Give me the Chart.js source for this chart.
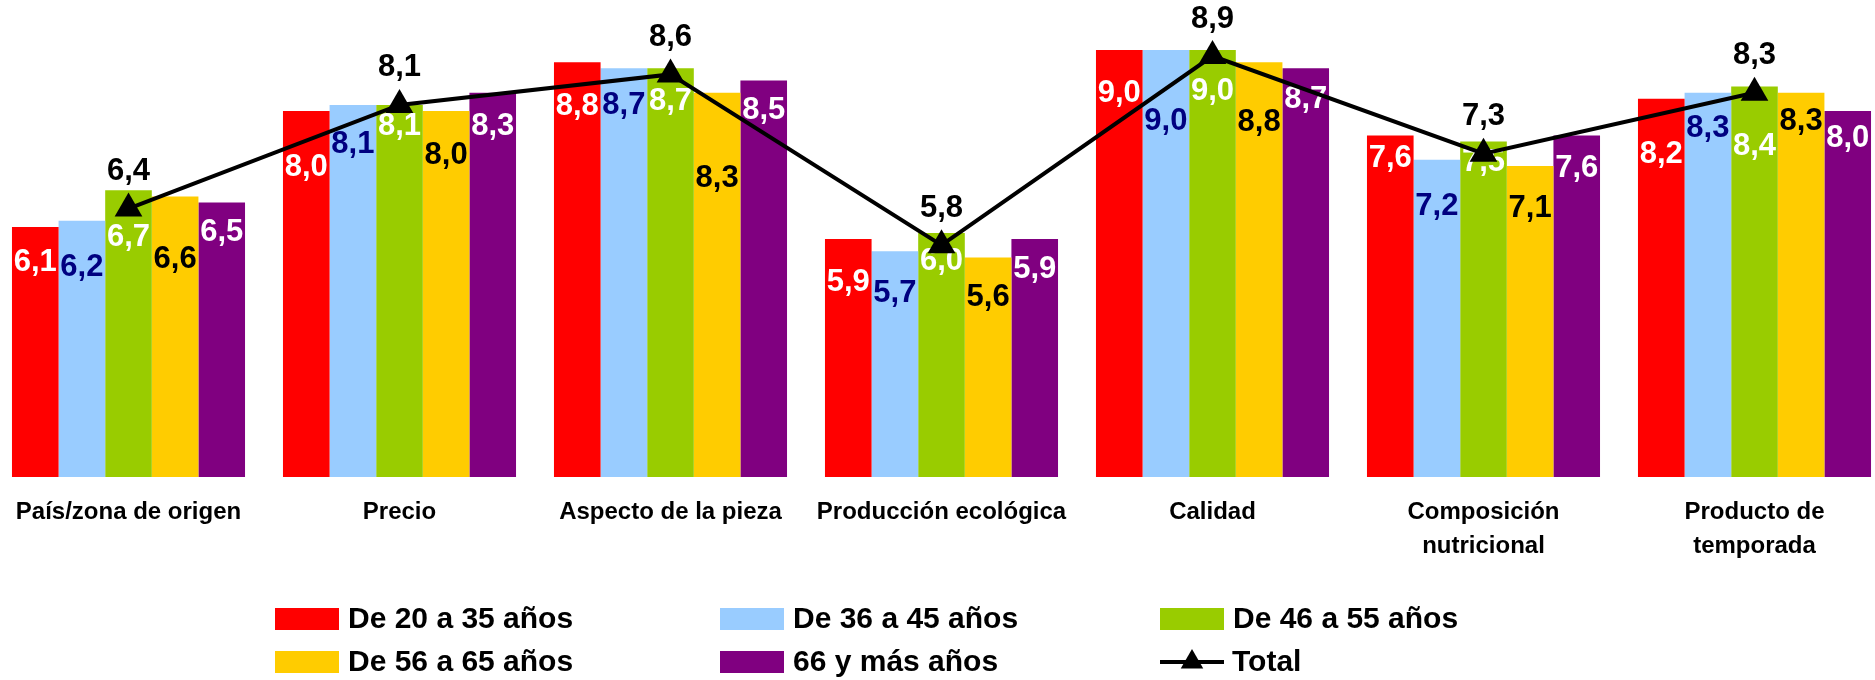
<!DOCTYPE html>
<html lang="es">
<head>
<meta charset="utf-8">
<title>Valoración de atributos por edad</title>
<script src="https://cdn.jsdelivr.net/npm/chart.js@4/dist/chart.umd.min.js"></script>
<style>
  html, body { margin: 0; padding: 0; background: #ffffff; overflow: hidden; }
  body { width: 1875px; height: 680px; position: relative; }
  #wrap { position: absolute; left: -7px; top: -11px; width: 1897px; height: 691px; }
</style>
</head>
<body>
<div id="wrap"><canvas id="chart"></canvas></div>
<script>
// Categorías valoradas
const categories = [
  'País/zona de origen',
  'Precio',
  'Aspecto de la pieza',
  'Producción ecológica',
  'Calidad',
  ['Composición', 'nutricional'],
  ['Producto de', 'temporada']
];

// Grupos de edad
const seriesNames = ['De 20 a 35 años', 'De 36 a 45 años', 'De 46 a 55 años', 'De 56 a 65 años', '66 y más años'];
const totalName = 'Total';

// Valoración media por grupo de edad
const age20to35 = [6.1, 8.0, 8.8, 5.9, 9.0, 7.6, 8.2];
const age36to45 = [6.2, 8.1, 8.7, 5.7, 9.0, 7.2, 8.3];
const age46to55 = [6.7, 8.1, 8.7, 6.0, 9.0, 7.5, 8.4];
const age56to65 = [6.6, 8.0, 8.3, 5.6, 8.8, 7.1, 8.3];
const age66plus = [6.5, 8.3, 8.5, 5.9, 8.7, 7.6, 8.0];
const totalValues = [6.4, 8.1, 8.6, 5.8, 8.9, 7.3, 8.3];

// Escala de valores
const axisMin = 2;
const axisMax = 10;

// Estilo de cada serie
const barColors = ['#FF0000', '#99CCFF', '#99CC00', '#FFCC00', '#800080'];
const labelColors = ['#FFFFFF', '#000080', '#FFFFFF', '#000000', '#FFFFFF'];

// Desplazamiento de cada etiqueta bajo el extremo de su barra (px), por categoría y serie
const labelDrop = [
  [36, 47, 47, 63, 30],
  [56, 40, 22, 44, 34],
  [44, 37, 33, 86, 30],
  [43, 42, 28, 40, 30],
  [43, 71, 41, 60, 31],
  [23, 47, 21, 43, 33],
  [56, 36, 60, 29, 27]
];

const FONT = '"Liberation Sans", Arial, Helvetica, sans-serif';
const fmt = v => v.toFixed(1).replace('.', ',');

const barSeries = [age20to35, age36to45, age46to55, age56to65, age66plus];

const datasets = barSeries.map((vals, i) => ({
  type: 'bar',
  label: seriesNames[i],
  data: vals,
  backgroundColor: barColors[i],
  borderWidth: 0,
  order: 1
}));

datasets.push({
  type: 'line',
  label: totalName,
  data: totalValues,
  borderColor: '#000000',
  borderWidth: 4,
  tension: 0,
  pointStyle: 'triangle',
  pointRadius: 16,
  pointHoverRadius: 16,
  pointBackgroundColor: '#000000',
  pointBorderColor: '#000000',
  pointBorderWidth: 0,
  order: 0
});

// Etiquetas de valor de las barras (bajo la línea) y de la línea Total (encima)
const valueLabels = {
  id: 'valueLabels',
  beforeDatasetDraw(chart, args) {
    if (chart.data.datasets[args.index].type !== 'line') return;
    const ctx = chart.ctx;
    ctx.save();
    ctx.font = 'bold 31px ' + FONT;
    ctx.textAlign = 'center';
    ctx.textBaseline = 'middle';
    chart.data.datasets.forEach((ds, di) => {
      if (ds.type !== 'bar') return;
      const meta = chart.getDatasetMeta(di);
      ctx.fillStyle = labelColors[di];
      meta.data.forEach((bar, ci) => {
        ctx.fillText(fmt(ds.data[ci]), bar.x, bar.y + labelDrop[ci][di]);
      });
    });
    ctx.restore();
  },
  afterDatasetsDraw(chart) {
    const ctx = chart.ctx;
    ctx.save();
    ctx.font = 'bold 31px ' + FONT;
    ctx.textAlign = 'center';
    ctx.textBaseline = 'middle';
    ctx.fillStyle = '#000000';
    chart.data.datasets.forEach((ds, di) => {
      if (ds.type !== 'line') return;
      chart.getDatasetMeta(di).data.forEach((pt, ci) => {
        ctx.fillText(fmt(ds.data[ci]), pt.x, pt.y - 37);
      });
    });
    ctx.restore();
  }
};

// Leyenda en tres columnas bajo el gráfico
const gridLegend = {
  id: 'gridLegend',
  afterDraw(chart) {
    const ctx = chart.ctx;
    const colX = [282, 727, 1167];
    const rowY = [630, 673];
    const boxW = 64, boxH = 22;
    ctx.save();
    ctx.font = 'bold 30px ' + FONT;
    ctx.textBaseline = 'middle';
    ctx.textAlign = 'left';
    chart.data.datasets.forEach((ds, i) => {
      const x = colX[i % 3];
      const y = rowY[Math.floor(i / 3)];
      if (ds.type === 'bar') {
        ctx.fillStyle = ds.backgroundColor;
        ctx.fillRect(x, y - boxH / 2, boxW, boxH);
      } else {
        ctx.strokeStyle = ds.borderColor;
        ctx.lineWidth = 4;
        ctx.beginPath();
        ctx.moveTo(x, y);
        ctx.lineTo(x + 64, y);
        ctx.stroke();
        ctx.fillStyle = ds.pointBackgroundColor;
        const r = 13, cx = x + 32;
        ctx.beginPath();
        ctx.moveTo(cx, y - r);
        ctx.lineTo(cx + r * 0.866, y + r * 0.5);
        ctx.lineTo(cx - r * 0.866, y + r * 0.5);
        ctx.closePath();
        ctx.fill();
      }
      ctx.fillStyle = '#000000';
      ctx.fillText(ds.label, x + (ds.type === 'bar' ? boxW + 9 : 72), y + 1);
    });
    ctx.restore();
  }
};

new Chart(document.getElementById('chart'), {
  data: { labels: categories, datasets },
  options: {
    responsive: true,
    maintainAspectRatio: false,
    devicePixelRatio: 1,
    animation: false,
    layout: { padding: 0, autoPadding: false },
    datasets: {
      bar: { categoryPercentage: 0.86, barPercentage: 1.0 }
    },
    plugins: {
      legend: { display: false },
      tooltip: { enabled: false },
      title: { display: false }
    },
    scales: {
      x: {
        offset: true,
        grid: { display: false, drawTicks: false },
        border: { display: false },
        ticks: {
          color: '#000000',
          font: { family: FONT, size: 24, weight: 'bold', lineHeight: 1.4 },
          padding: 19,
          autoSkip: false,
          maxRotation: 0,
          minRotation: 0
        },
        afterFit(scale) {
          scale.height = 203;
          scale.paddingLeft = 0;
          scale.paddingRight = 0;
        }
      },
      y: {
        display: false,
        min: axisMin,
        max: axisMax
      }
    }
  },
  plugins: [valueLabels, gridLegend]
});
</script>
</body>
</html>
════════
→ Work required
Print the data above verbatim from the first line through the line holding "['#FFFFFF', '#000080', '#FFFFFF', '#000000', '#FFFFFF'];", leaving every picture out.

→ The output
Give me the Chart.js source for this chart.
<!DOCTYPE html>
<html lang="es">
<head>
<meta charset="utf-8">
<title>Valoración de atributos por edad</title>
<script src="https://cdn.jsdelivr.net/npm/chart.js@4/dist/chart.umd.min.js"></script>
<style>
  html, body { margin: 0; padding: 0; background: #ffffff; overflow: hidden; }
  body { width: 1875px; height: 680px; position: relative; }
  #wrap { position: absolute; left: -7px; top: -11px; width: 1897px; height: 691px; }
</style>
</head>
<body>
<div id="wrap"><canvas id="chart"></canvas></div>
<script>
// Categorías valoradas
const categories = [
  'País/zona de origen',
  'Precio',
  'Aspecto de la pieza',
  'Producción ecológica',
  'Calidad',
  ['Composición', 'nutricional'],
  ['Producto de', 'temporada']
];

// Grupos de edad
const seriesNames = ['De 20 a 35 años', 'De 36 a 45 años', 'De 46 a 55 años', 'De 56 a 65 años', '66 y más años'];
const totalName = 'Total';

// Valoración media por grupo de edad
const age20to35 = [6.1, 8.0, 8.8, 5.9, 9.0, 7.6, 8.2];
const age36to45 = [6.2, 8.1, 8.7, 5.7, 9.0, 7.2, 8.3];
const age46to55 = [6.7, 8.1, 8.7, 6.0, 9.0, 7.5, 8.4];
const age56to65 = [6.6, 8.0, 8.3, 5.6, 8.8, 7.1, 8.3];
const age66plus = [6.5, 8.3, 8.5, 5.9, 8.7, 7.6, 8.0];
const totalValues = [6.4, 8.1, 8.6, 5.8, 8.9, 7.3, 8.3];

// Escala de valores
const axisMin = 2;
const axisMax = 10;

// Estilo de cada serie
const barColors = ['#FF0000', '#99CCFF', '#99CC00', '#FFCC00', '#800080'];
const labelColors = ['#FFFFFF', '#000080', '#FFFFFF', '#000000', '#FFFFFF'];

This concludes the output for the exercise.